While it was hard to adjust from the pre-COVID world to life during a pandemic, Cas says supply chains would adjust to a new normal.

“Take the gig economy with home deliveries for example, a lot of that will stay,” he says.

“A lot of trends that already existed including a shift to e-commerce, going digital and going to a gig economy were already present and were simply accelerating.

“This is much more indicative of what the new normal will look like, rather than going back to the same trends and situation in 2019.”

He says much of the digitisation and flexible working from home arrangements would likely stay in the future.

“People have adjusted, and this bring all kinds of productivity and improvements as well,” Cas says.

Retail grocery shopping will also mostly remain digital due to people valuing convenience and quality which has improved over the last year due to the competition in the area.

There have also been huge investments in fulfilment centres across the Asia Pacific with logistics providers heavily investing in new warehouses due to the e-commerce boom.

“The warehouses are all designed for e-commerce business, they are not designed for bulk or pallet movements, they’re designed for parcel movements,” Cas says.

“We have seen it in our market as well with our growth in warehouse management solutions being in triple digits.

“We hope to continue investment in this area as well across the globe and in the Asia Pacific.”

Cas saya the new normal would also mean changes for suppliers.

“We have always been promoting a multi enterprise business network,” he says.

“If you’re a part of that network that brings together in the supply chain community the buyer, the supplier, the logistics service providers, the major institutions and the customer brokers, if you have that in place you have alternatives, you have a payment gateway.”

Grocery retailers who have adopted the network model have seen a benefit and a stronger competitive advantage by becoming less dependent.

“Moving from the traditional model to that model is definitely a bit of a challenge because you have to change organisations, change thinking, add a lot of digital expertise into the company and getting your community ready for that,” he says.

The further implementation of trade finance and warehouse automation would also be areas that are expected to continue growing.

“The level of automation is incredible and logistics sales providers are now saying the investment is justified, which maybe five years ago wasn’t,” Cas says.

“Picking robots are more normal for new warehouse designs.

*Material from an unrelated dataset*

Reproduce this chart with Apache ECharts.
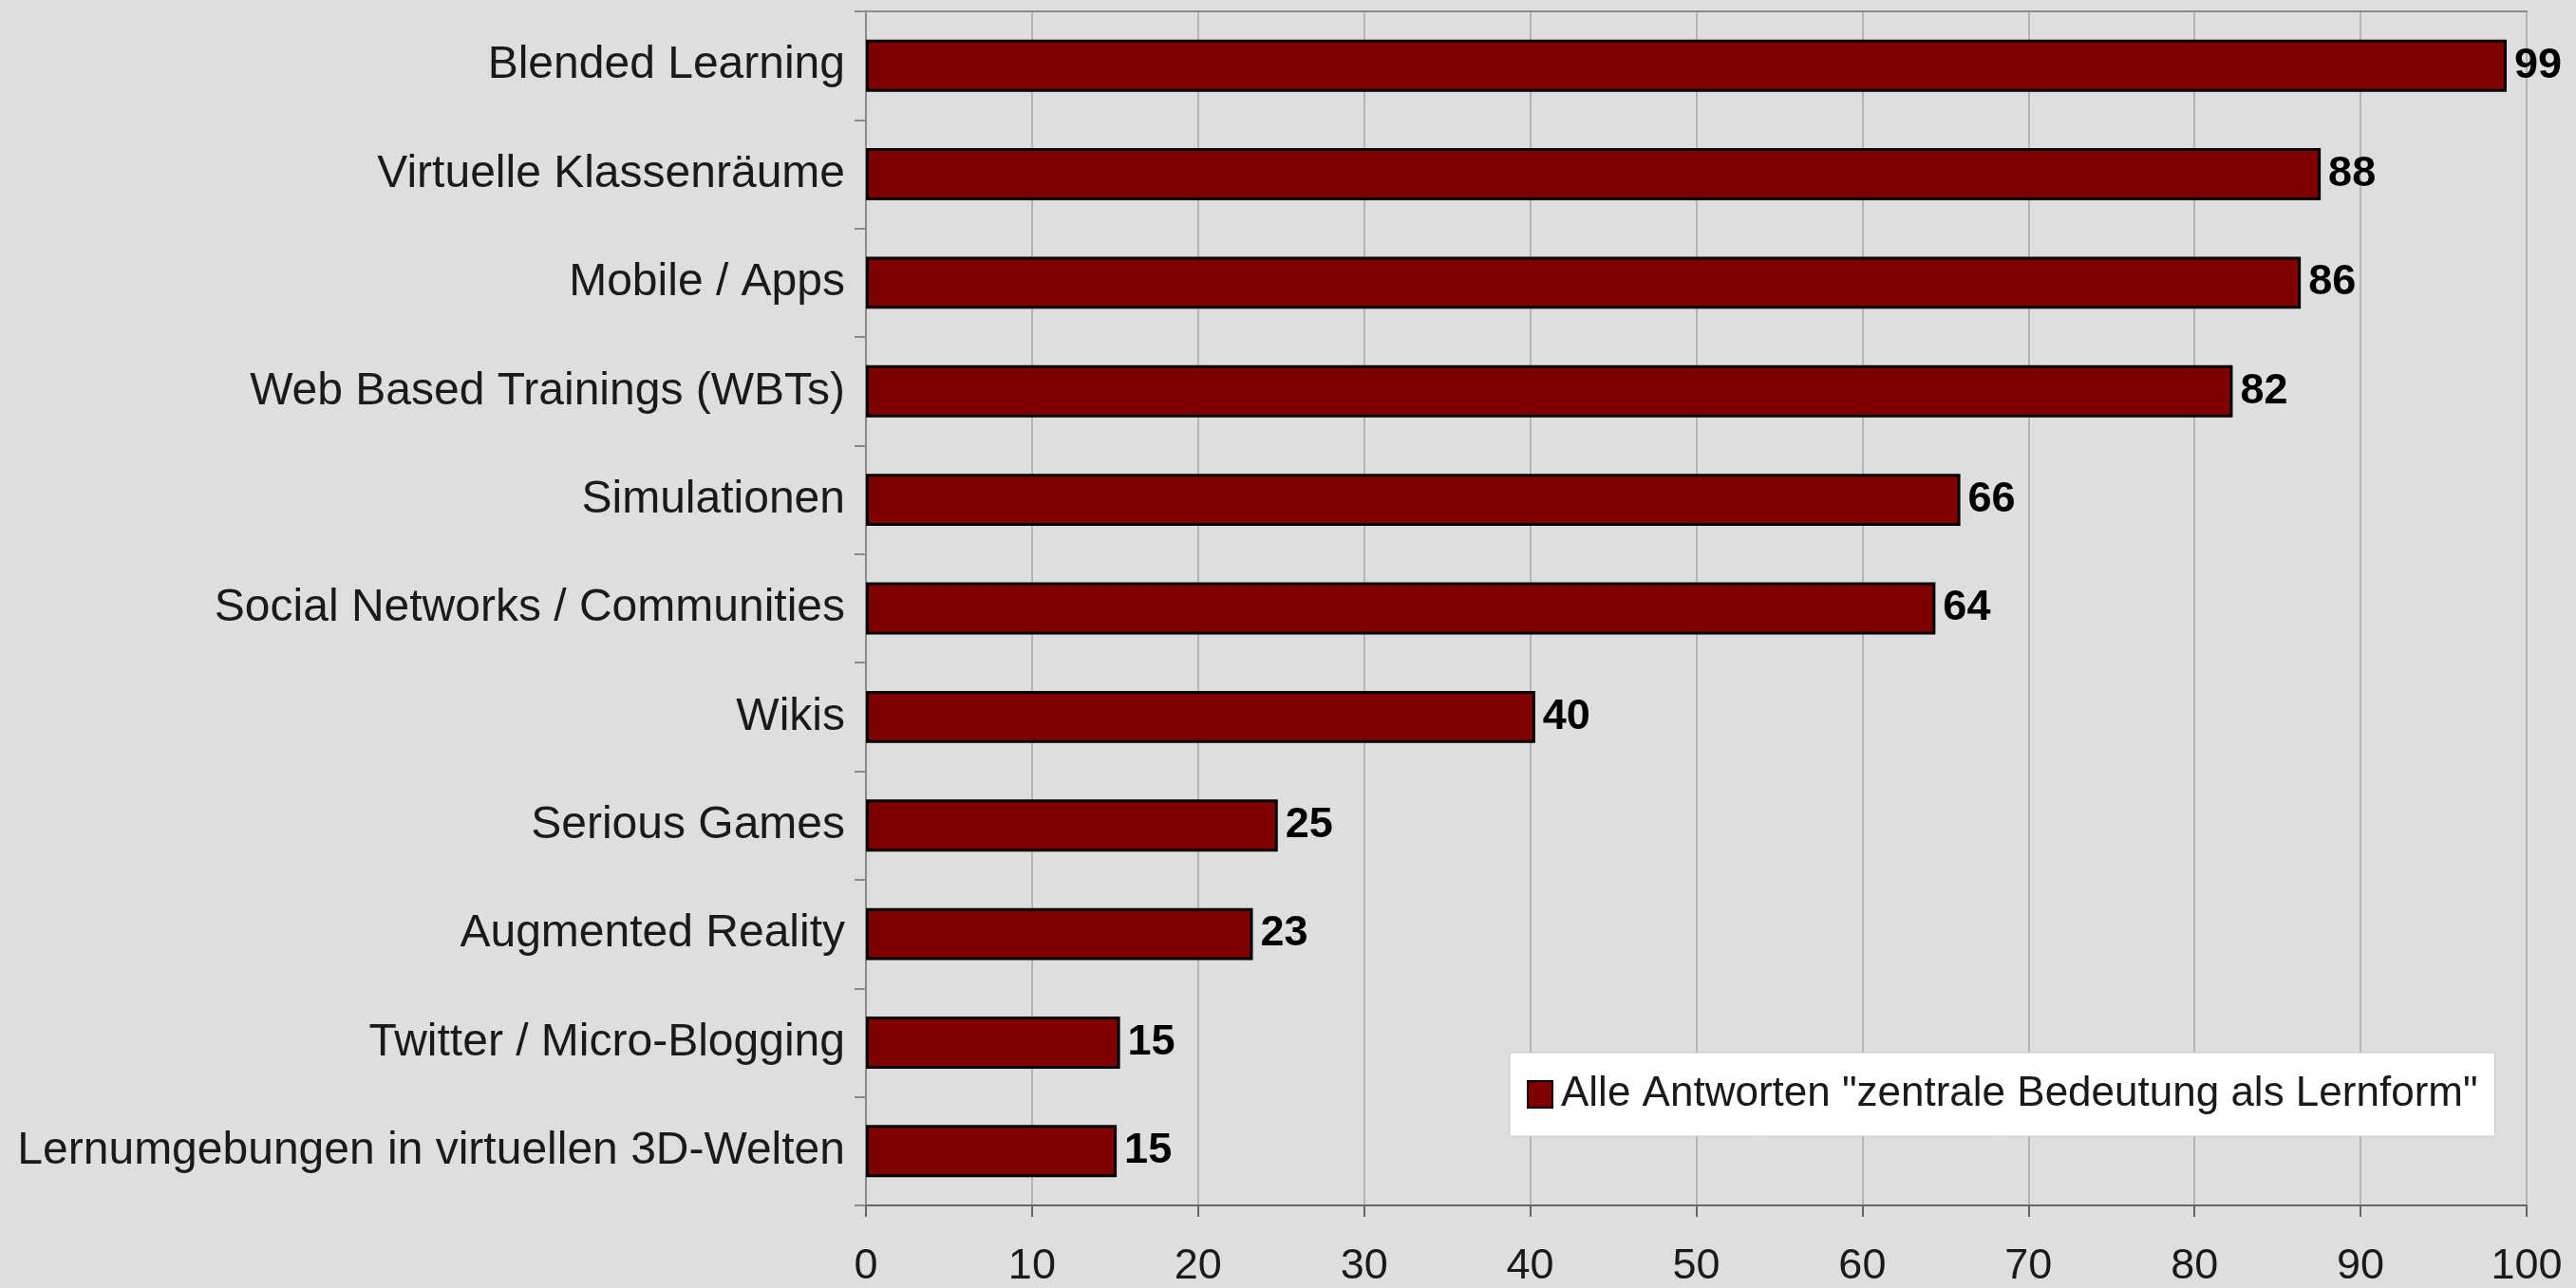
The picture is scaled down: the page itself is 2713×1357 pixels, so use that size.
<!DOCTYPE html>
<html>
<head>
<meta charset="utf-8">
<script src="https://cdn.jsdelivr.net/npm/echarts@6/dist/echarts.min.js"></script>
<style>
  html, body { margin: 0; padding: 0; background: #dedede; }
  #chart { width: 2713px; height: 1357px; }
</style>
</head>
<body>
<div id="chart"></div>
<script>
// categories top to bottom
const categories = [
  'Blended Learning',
  'Virtuelle Klassenräume',
  'Mobile / Apps',
  'Web Based Trainings (WBTs)',
  'Simulationen',
  'Social Networks / Communities',
  'Wikis',
  'Serious Games',
  'Augmented Reality',
  'Twitter / Micro-Blogging',
  'Lernumgebungen in virtuellen 3D-Welten',
];
const values = [98.8, 87.6, 86.4, 82.3, 65.9, 64.4, 40.3, 24.8, 23.3, 15.3, 15.1];
const seriesName = 'Alle Antworten "zentrale Bedeutung als Lernform"';
const xTicks = [0, 100, 10]; // min, max, interval

const font = '"Liberation Sans", Arial, sans-serif';
const chart = echarts.init(document.getElementById('chart'));

const option = {
  backgroundColor: '#dedede',
  textStyle: { fontFamily: font },
  grid: { left: 912, right: 52, top: 12, bottom: 82 },
  legend: {
    left: 1590,
    top: 1109,
    orient: 'horizontal',
    backgroundColor: '#ffffff',
    borderColor: '#c8c8c8',
    borderWidth: 1,
    padding: [22, 18, 22, 18],
    itemWidth: 26,
    itemHeight: 28,
    itemGap: 0,
    icon: 'rect',
    textStyle: { fontSize: 44, color: '#1a1a1a', fontFamily: font, padding: [0, 0, 0, 4] },
    data: [seriesName],
  },
  xAxis: [
    {
      type: 'value',
      min: xTicks[0],
      max: xTicks[1],
      interval: xTicks[2],
      axisLine: { show: true, lineStyle: { color: '#666', width: 2 } },
      axisTick: { show: true, length: 12, lineStyle: { color: '#666', width: 2 } },
      axisLabel: { fontSize: 45, color: '#1a1a1a', margin: 42, fontFamily: font },
      splitLine: { show: true, lineStyle: { color: '#b4b4b4', width: 2 } },
    },
    {
      // top border line
      type: 'value',
      position: 'top',
      min: xTicks[0],
      max: xTicks[1],
      interval: xTicks[2],
      axisLine: { show: true, lineStyle: { color: '#8a8a8a', width: 2 } },
      axisTick: { show: false },
      axisLabel: { show: false },
      splitLine: { show: false },
    },
  ],
  yAxis: {
    type: 'category',
    inverse: true,
    data: categories,
    axisLine: { show: true, lineStyle: { color: '#8a8a8a', width: 2 } },
    axisTick: { show: true, length: 12, lineStyle: { color: '#8a8a8a', width: 2 } },
    axisLabel: { fontSize: 48, color: '#1a1a1a', margin: 22, fontFamily: font },
  },
  series: [
    {
      name: seriesName,
      type: 'bar',
      barWidth: '48%',
      data: values,
      itemStyle: { color: '#800000', borderColor: '#000', borderWidth: 3 },
      label: {
        show: true,
        position: 'right',
        distance: 8,
        fontSize: 45,
        fontWeight: 'bold',
        color: '#000',
        fontFamily: font,
        formatter: (p) => Math.round(p.value),
      },
    },
  ],
};

chart.setOption(option);
</script>
</body>
</html>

Companies are taking advantage of all the latest developments because they don’t want to be stuck anymore in the whole world solution.”

Cas says supply chains needed to continue to be on the lookout for impacts from geopolitical agendas and risk in combination with the effects of disruptions caused by the pandemic this year.

“There are frameworks you go to when you look at accomplishments from resolve, to resilience to return to reimagine,” he says.

“Now it looks like we’re heading a return to the reimagination phase, so I think companies are still transforming some of their business models to ensure they stay competitive with all the disruptions that have come during the pandemic.”

“We saw traditional legacy systems being exposed for how inflexible they were and not adapting as fast as needed during the pandemic,” Cas says.